Aging happens to everyone. Externally, the skin wrinkles and hair turns gray and eventually white. Internally, aging affects the organs and slows down digestion and mental processing. One question that has recently been addressed in the psychological literature is how the nutrition, activities, and lifestyle from younger adult years affect women’s bodies in the elderly years. This week you explore the results from Snowdon’s (2002) Nun Study, in which he examined the unique health characteristics of nuns who lived in a controlled convent environment, eating the same food, having the same access to health care, and having a similar lifestyle for most of their lives. Consider the psychological differences between these women and women who have lived more mainstream lives, and how these differences affect health outcomes for each group.
With these thoughts in mind: Post by Day 4 a comparison (similarities and differences) of the health issues of women who are not nuns, with those health issues of women who are nuns. Describe the two most important psychological differences between each group. Then explain how each difference may have affected the physical health outcomes of each respective group. Explain your answers. Use the Learning Resources and other current literature to support your response. Cite your references using APA format.
The number of people age 65 and older in the U.S. has increased since 2014 to 47.8 million with a predicted growth to 98.2 million by 2060 representing approximately 15% of the population with women accounting for the majority of the percentage (US Census Bureau, 2017). Since women live longer than men, it is necessary to address the different health issues faced by women during their later stages in life (Ginter & Simko, 2013). Health characteristics of older women should not be explained as a singular experience due to socioeconomic and ethnic differences which make them more vulnerable to health disparities in comparison to their counterparts. Because women make up the majority of the older population they also consume a larger portion of health care services than men (Meredith, Frawley, & Adams, 2018; Torrez, 2001). Although men and women are both affected by cardiovascular diseases, heart disease or cancer, it is necessary to address the specific health issues that additionally affect women at higher rates than men. Women are more likely to be affected by chronic conditions that can cause limitations in their lifestyles such as dementia and depression in addition to struggling with conditions such as incontinence, sexual problems and problematic sleeping patterns (Harkins, Elliott, & Wan, 2006; Malatesta, 2007; Phelan, Love, Ryff, Brown & Heidrich, 2010).

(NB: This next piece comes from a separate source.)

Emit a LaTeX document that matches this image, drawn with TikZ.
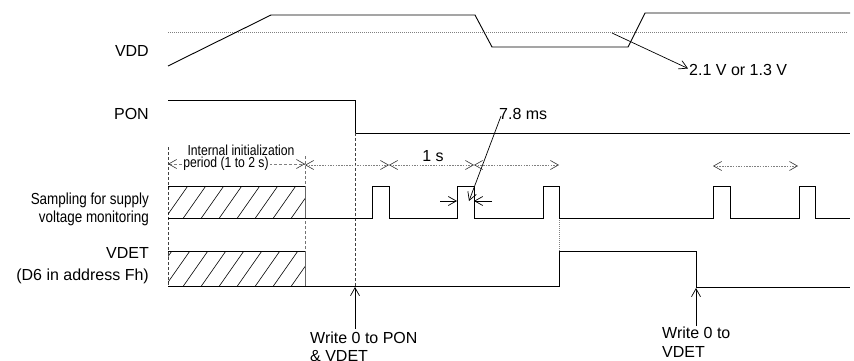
\documentclass[tikz,border=0pt]{standalone}
\usepackage{fontspec}
\setmainfont{Liberation Sans}
\newfontfamily\narrowfont[FakeStretch=0.84]{Liberation Sans}
\usetikzlibrary{arrows.meta}
\newcommand{\myhatch}[4]{%
  \begin{scope}
    \clip (#1,#2) rectangle (#3,#4);
    \foreach \k in {0,...,10} {\draw[line width=0.6pt] ({#1-22+\k*18},#4+2) -- ++(28,-40);}
  \end{scope}}
\begin{document}
\begin{tikzpicture}[x=1pt,y=-1pt,
  >={Straight Barb[length=8pt,width=9pt]},
  sig/.style={line width=0.9pt, line join=miter},
  lbl/.style={font=\fontsize{16}{19}\selectfont, inner sep=0pt},
  nlbl/.style={font=\narrowfont\fontsize{16}{18}\selectfont, inner sep=0pt},
  slbl/.style={font=\narrowfont\fontsize{14.5}{16}\selectfont, inner sep=0pt},
  guide/.style={black!75, line width=0.6pt, dash pattern=on 3pt off 2pt},
  thr/.style={gray, line width=0.6pt, dash pattern=on 1pt off 1pt},
  dimdot/.style={gray, line width=0.6pt, dash pattern=on 1.5pt off 1.2pt, <->, arrows={[black!80]}},
  dimdash/.style={gray, line width=0.6pt, dash pattern=on 3pt off 2pt, <->, arrows={[black!80]}},
  ptr/.style={line width=0.7pt, ->}
]
\useasboundingbox (0,0) rectangle (854,361);

% ---------- labels ----------
\node[lbl, anchor=base east] (lvdd) at (149,57) {VDD};
\node[lbl, anchor=base east] (lpon) at (149,119) {PON};
\node[nlbl, anchor=base east] (ls1) at (149,204) {Sampling for supply};
\node[nlbl, anchor=base east] (ls2) at (149,222) {voltage monitoring};
\node[lbl, anchor=base east] (lvdet) at (149,258) {VDET};
\node[lbl, anchor=base east] (ld6) at (149,280) {(D6 in address Fh)};

% ---------- VDD ----------
\draw[thr] (168,32) -- (848,32);
\draw[sig] (168,66) -- (271,15) -- (475,15) -- (492,47) -- (628,47) -- (645,13) -- (850,13);
\node[lbl, anchor=base west] (lvolt) at (689,75) {2.1 V or 1.3 V};
\coordinate (vfrom) at (612,33);
\draw[ptr] (vfrom) -- ([xshift=-1pt,yshift=1pt]lvolt.west);

% ---------- PON ----------
\draw[sig] (168,100) -- (355,100) -- (355,133) -- (850,133);

% ---------- guides ----------
\draw[guide] (168,147) -- (168,286);
\draw[guide, black!55] (305,156) -- (305,251);
\draw[guide] (355,133) -- (355,286);
\draw[thr] (559,218) -- (559,251);

% ---------- dimensions ----------
\draw[dimdash] (168,164) -- (305,164);
\node[slbl, anchor=base] (init1) at (241,155) {Internal initialization};
\node[slbl, fill=white, inner xsep=1.5pt, inner ysep=0pt] (init2) at (226,164) {period (1 to 2 s)};
\draw[dimdot] (305,165) -- (389,165);
\draw[dimdot] (389,165) -- (474,165);
\draw[dimdot] (474,165) -- (559,165);
\node[lbl, anchor=base] (lone) at (433,161) {1 s};
\draw[dimdot] (713,166) -- (798,166);

% ---------- sampling ----------
\myhatch{168}{186}{305}{218}
\draw[sig] (168,186) -- (305,186);
\draw[sig, black!60] (305,186) -- (305,218);
\draw[sig] (168,218) -- (372,218) -- (372,186) -- (389,186) -- (389,218) -- (457,218)
  -- (457,186) -- (474,186) -- (474,218) -- (543,218) -- (543,186) -- (559,186)
  -- (559,218) -- (713,218) -- (713,186) -- (730,186) -- (730,218) -- (799,218)
  -- (799,186) -- (815,186) -- (815,218) -- (850,218);

% 7.8 ms
\node[lbl, anchor=base west] (lms) at (499,119) {7.8 ms};
\coordinate (msfrom) at (501,116);
\coordinate (msto) at (469,201);
\draw[ptr] (msfrom) -- (msto);
\coordinate (al) at (440,201);
\coordinate (ar) at (492,201);
\draw[ptr] (al) -- (457,201);
\draw[ptr] (ar) -- (474,201);

% ---------- VDET ----------
\myhatch{168}{251}{305}{286}
\draw[sig] (168,251) -- (305,251);
\draw[sig, black!60] (305,251) -- (305,286);
\draw[sig] (168,286) -- (559,286) -- (559,251) -- (696,251) -- (696,287) -- (850,287);

% ---------- write annotations ----------
\node[lbl, anchor=base west] (w1a) at (310,343) {Write 0 to PON};
\node[lbl, anchor=base west] (w1b) at (310,361) {\& VDET};
\coordinate (w1from) at (355,329);
\draw[ptr] (w1from) -- (355,287);
\node[lbl, anchor=base west] (w2a) at (662,338) {Write 0 to};
\node[lbl, anchor=base west] (w2b) at (662,357) {VDET};
\coordinate (w2from) at (696,326);
\draw[ptr] (w2from) -- (696,288);
\end{tikzpicture}
\end{document}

To explore the unique characteristics of a specific older female population, David Snowden (2001), conducted a longitudinal study focusing on aging and Alzheimer disease among 678 Catholic sisters ages 75 to 107 years of age which began in 1986. The researcher’s findings were published in a memoir which discussed the impact of linguistic abilities as a predictor of neurocognitive disorders. As discussed previously, research focusing on health concerns among the elderly are not necessarily viewed as a homogeneous population, yet Snowden hypothesized about the benefits of employing this specific population in order to decrease possible external variables that the nuns would have potentially not been exposed to earlier in life such as smoking, drinking, or risky health behaviors in general (Snowden, 2003). Many findings from this study documented the differences between older women who are nuns and older women who are not nuns. Snowden (2003) suggested that the degree of pathology present in the brain as well as the resistance to the clinical expression of the neuropathology. This resistance is influenced by earlier lifestyle characteristics not found among older women who are nuns. This was evidenced by Butler and Snowden (1996) who examined trends in mortality among older women from the Nun study cohort. Data analyzed indicated that the nuns had lower mortality rates than did the general population most likely due to the consistency of lifestyle among the group.
Two of the most important psychological differences between the groups include positive emotions and cognitive abilities. One of the main focuses of the Nun Study addressed how positive emotions expressed through handwritten autobiographies were assessed for cognitive depth. Danner, Snowdon, and Friesen (2001) further examined longevity through a cognitive and positive emotion lens. Regression analyses indicated a very strong association between positive emotional content in the autobiographies and longevity which is usually influenced by external psychosocial factors.